STATED GOAL. Go through the data below. List every line that holds the word "this".

---

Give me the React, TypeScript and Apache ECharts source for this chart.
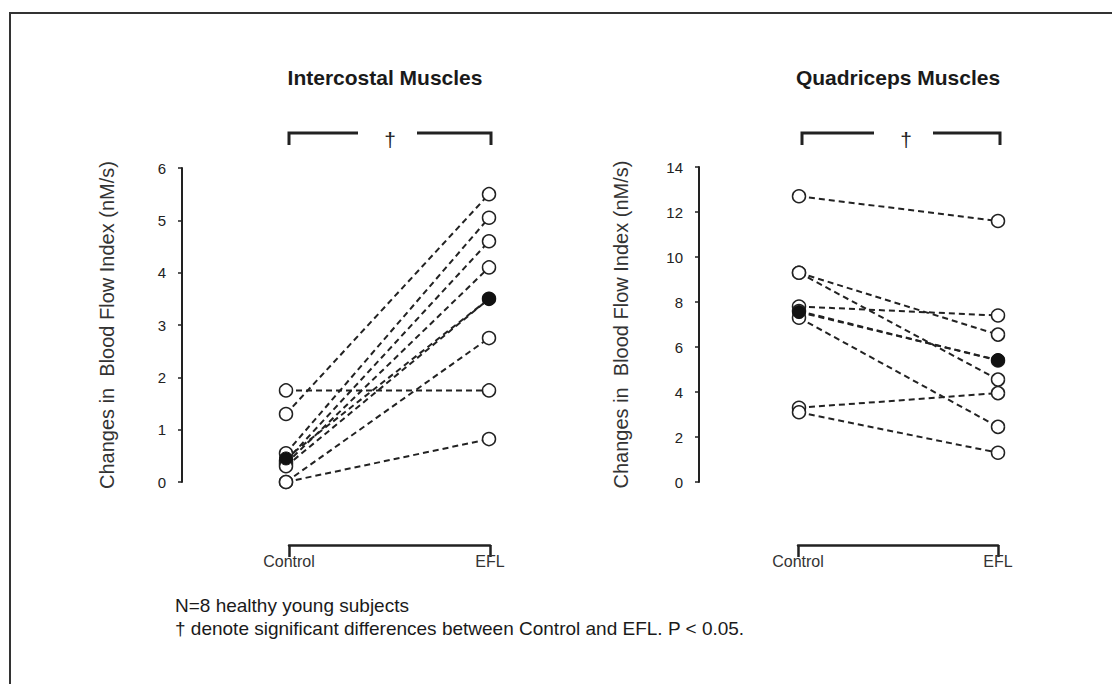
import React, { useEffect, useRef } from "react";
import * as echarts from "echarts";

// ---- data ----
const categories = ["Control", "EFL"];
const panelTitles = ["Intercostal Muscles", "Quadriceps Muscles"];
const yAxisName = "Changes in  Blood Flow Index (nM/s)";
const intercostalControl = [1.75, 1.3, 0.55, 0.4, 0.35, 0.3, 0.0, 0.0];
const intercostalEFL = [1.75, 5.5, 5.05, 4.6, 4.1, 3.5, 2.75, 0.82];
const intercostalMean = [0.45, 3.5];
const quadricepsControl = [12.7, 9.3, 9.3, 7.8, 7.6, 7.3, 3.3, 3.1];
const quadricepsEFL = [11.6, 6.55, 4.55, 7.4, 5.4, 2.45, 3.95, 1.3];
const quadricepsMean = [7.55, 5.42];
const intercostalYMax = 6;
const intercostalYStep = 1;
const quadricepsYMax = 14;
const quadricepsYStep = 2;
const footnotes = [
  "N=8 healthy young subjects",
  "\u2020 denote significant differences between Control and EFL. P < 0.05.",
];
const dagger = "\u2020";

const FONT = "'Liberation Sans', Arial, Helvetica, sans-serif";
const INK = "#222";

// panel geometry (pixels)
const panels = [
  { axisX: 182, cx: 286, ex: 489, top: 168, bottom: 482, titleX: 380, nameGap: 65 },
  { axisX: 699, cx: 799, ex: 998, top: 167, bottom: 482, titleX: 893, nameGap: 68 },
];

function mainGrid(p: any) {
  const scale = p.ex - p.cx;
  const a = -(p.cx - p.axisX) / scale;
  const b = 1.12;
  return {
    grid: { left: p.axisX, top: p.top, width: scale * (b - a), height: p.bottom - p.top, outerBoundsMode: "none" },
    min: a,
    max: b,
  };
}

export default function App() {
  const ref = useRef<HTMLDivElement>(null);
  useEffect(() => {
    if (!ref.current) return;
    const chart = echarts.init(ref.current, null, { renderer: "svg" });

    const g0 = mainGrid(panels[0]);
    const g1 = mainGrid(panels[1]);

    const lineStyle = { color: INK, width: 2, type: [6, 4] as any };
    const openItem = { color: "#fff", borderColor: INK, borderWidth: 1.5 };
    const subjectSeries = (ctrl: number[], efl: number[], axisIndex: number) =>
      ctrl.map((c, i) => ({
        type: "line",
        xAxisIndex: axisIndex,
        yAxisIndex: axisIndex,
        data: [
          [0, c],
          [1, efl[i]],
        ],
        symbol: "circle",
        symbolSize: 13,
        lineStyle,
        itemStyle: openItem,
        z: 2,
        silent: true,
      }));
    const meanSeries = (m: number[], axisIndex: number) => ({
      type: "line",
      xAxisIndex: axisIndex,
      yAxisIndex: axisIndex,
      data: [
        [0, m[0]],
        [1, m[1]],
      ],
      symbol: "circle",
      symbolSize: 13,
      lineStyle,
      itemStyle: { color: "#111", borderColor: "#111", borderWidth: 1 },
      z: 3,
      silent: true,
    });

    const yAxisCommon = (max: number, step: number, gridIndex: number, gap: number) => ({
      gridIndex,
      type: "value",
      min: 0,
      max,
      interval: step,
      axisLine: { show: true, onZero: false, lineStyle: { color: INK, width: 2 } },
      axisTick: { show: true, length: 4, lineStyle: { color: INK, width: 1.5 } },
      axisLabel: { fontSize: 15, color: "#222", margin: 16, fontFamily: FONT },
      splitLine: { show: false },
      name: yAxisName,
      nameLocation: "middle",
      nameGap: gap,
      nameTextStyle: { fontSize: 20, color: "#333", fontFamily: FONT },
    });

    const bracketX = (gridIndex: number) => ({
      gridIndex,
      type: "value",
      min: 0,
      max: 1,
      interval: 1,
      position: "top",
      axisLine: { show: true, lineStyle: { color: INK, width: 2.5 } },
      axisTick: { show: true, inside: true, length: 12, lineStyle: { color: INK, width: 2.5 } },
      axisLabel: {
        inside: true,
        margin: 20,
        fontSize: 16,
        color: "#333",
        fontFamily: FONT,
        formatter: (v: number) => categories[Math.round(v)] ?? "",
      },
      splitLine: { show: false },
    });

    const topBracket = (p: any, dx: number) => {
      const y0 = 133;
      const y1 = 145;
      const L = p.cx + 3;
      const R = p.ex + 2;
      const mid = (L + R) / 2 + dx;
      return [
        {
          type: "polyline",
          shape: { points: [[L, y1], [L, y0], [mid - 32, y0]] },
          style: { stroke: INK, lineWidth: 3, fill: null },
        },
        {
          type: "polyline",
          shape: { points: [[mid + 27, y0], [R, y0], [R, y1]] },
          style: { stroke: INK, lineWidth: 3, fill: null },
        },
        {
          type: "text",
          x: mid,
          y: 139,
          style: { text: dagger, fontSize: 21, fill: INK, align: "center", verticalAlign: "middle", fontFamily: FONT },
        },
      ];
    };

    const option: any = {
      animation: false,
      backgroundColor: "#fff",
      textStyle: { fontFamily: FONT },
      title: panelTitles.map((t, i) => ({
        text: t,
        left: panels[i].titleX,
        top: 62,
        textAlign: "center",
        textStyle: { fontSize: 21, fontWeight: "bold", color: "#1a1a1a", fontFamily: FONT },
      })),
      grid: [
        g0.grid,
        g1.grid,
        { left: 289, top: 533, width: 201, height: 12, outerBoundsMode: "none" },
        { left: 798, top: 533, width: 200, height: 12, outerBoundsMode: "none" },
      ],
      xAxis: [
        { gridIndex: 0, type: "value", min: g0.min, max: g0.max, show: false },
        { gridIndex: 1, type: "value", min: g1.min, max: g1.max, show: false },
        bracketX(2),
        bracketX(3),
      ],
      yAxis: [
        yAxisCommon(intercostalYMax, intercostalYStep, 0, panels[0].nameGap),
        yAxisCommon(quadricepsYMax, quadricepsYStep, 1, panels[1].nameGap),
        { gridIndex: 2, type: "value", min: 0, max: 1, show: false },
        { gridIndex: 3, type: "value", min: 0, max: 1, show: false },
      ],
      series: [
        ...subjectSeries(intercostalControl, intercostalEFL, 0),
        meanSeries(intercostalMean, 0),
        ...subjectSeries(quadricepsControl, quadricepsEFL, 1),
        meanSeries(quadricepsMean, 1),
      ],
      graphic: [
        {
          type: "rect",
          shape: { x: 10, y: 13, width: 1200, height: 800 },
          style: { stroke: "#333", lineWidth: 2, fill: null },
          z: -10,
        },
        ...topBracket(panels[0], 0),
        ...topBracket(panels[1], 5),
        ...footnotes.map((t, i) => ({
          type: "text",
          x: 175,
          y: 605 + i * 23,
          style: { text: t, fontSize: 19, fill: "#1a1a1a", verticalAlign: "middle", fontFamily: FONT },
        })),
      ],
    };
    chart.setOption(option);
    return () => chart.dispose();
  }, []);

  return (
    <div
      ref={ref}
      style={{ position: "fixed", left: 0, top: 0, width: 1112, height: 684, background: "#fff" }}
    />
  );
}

---

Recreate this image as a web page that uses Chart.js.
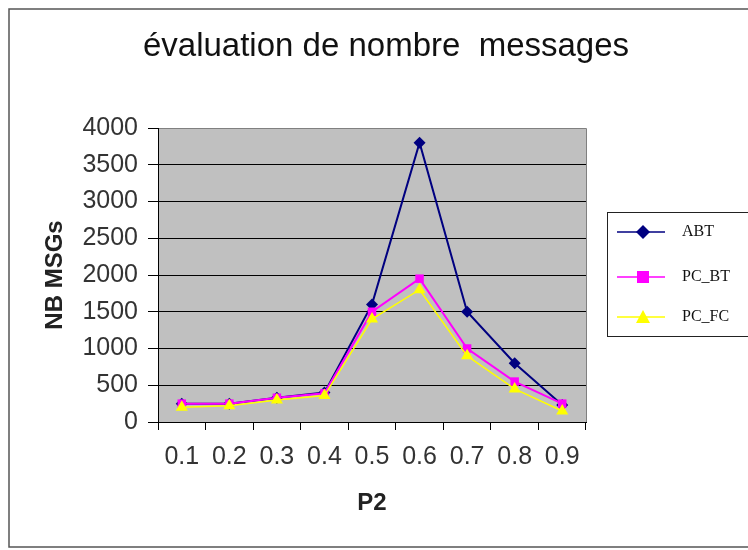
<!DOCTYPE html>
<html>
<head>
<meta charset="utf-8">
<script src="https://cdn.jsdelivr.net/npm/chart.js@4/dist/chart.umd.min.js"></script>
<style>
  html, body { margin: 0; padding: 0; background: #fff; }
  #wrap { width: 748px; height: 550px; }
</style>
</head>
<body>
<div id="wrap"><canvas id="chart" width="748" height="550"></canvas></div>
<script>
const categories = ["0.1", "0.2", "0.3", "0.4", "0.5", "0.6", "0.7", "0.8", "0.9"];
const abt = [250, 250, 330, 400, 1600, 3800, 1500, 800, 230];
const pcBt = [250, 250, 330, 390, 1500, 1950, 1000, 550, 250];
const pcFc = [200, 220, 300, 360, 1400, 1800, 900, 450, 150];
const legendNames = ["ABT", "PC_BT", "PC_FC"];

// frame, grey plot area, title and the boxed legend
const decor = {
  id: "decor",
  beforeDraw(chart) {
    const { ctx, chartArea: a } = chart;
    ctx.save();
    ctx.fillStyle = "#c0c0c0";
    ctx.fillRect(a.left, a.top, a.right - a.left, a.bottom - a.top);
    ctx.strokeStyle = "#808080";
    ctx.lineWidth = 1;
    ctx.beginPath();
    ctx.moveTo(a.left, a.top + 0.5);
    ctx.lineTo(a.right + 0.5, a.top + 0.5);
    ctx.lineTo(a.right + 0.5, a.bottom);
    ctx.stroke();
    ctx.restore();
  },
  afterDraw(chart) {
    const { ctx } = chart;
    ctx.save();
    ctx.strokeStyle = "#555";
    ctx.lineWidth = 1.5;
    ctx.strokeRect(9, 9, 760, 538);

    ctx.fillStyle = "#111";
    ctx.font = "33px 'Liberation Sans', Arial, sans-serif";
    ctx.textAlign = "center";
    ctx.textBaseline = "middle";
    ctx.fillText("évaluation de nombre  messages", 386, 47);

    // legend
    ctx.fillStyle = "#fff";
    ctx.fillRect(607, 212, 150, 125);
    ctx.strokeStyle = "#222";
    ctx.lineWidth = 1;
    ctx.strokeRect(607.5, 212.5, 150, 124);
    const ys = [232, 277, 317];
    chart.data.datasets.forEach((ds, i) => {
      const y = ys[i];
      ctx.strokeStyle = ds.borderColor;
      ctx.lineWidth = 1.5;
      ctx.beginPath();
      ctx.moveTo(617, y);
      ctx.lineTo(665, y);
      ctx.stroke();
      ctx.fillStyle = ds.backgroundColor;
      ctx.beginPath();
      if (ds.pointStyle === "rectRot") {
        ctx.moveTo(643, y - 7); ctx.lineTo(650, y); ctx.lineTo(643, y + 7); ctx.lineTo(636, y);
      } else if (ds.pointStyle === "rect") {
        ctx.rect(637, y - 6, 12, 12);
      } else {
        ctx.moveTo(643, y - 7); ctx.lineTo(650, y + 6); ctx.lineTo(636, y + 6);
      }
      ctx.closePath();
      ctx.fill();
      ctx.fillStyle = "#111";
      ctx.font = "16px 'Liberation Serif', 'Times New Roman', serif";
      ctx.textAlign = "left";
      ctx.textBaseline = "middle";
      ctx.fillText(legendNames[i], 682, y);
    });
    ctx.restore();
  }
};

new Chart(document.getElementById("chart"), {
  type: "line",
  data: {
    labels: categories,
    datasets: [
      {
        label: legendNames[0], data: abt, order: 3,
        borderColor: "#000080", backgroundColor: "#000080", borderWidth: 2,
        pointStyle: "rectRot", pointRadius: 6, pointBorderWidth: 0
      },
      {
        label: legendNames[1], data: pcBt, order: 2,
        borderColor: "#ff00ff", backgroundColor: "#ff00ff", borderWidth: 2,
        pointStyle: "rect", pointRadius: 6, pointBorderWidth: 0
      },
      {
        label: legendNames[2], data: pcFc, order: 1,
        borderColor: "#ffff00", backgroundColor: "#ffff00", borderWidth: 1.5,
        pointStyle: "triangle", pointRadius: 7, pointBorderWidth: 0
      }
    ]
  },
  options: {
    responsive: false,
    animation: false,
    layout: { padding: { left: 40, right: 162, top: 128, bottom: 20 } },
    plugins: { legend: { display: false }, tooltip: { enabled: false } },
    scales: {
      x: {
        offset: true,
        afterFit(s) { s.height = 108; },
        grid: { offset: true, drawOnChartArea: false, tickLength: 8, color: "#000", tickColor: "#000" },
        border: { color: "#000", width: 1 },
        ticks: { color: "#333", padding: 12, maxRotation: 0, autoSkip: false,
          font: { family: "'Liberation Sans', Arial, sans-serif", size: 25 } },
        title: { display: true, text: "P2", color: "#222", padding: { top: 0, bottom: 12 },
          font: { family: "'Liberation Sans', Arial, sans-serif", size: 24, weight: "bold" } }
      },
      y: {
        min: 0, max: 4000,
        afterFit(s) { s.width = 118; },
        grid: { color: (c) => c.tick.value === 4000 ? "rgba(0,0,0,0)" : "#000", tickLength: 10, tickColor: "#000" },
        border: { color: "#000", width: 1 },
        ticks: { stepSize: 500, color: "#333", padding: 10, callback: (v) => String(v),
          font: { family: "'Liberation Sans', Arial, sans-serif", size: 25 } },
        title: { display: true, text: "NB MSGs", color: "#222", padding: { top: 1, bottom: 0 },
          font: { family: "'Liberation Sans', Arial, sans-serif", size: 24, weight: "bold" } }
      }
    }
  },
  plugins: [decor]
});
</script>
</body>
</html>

---

FULL OUTPUT.
Give me the React, TypeScript and Apache ECharts source for this chart.
Recreate this image as a web page that uses Chart.js.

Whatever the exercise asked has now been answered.